Tech
Apple reportedly developed and released the original iPod within one year
That's according to ex-Apple SVP Tony Fadell.
Ex-Apple SVP Tony Fadell recently told the CEO of Stripe, Patrick Collison, that the original iPod was designed, engineered, and released in just one year. That’s a fast timeline for an innovative hardware project, and one from Apple no less.
Slowing with scale — Apple sells many, many more products today than it did when the iPod was released in 2001. The company said that it took until 2004 for the iPod to move 2 million units. This year, Apple is expected to sell nearly 200 million iPhones alone.
That type of scale requires a strong supply chain with manufacturing partners around the world who can produce millions of parts to Apple’s strict specifications, and quickly. The company certainly didn’t have the resources to pull off today’s scale back in 2001. And nowadays, as 9to5Mac notes, it takes Apple at least two years to develop a product from start to finish, oftentimes more including early R&D.
The original iPod was not very advanced — When Apple released the iPod, the tagline used by CEO Steve Jobs to describe it was “a thousand songs in the pocket,” and that’s basically all it did. The impetus for the creation of the music player was reportedly a new hard drive from Toshiba that featured a small enough form factor to be pocketable.
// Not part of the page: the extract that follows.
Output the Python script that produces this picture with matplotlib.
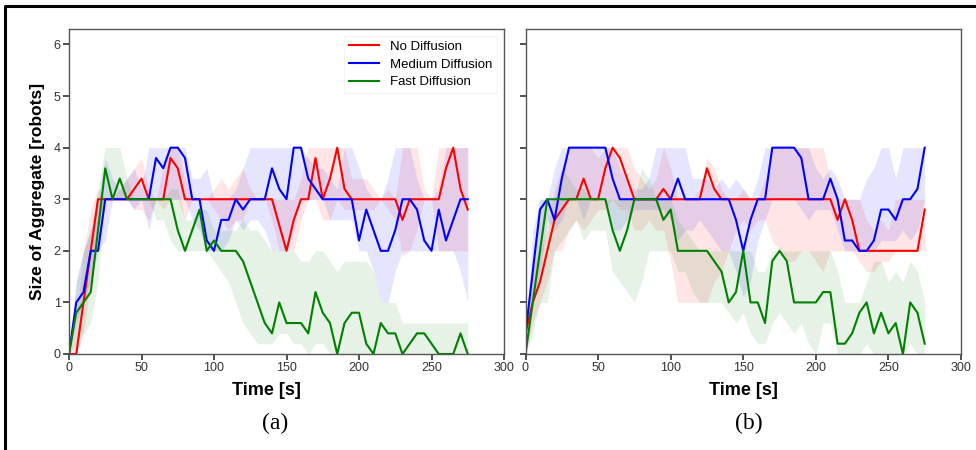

The iPod was a key hardware product for Apple because the company had struggled to compete with Microsoft in computing, and the iPod as a music player was leagues better than existing options. Apple also importantly convinced record labels to offer their songs individually in its iTunes Store, rather than as whole albums.
The iPod served as an early example of Apple creating an ecosystem of tightly integrated products wherein customers get the best experience by buying all their devices from one company. These days the iPhone is the anchor product that gets consumers buying AirPods and Apple Watches.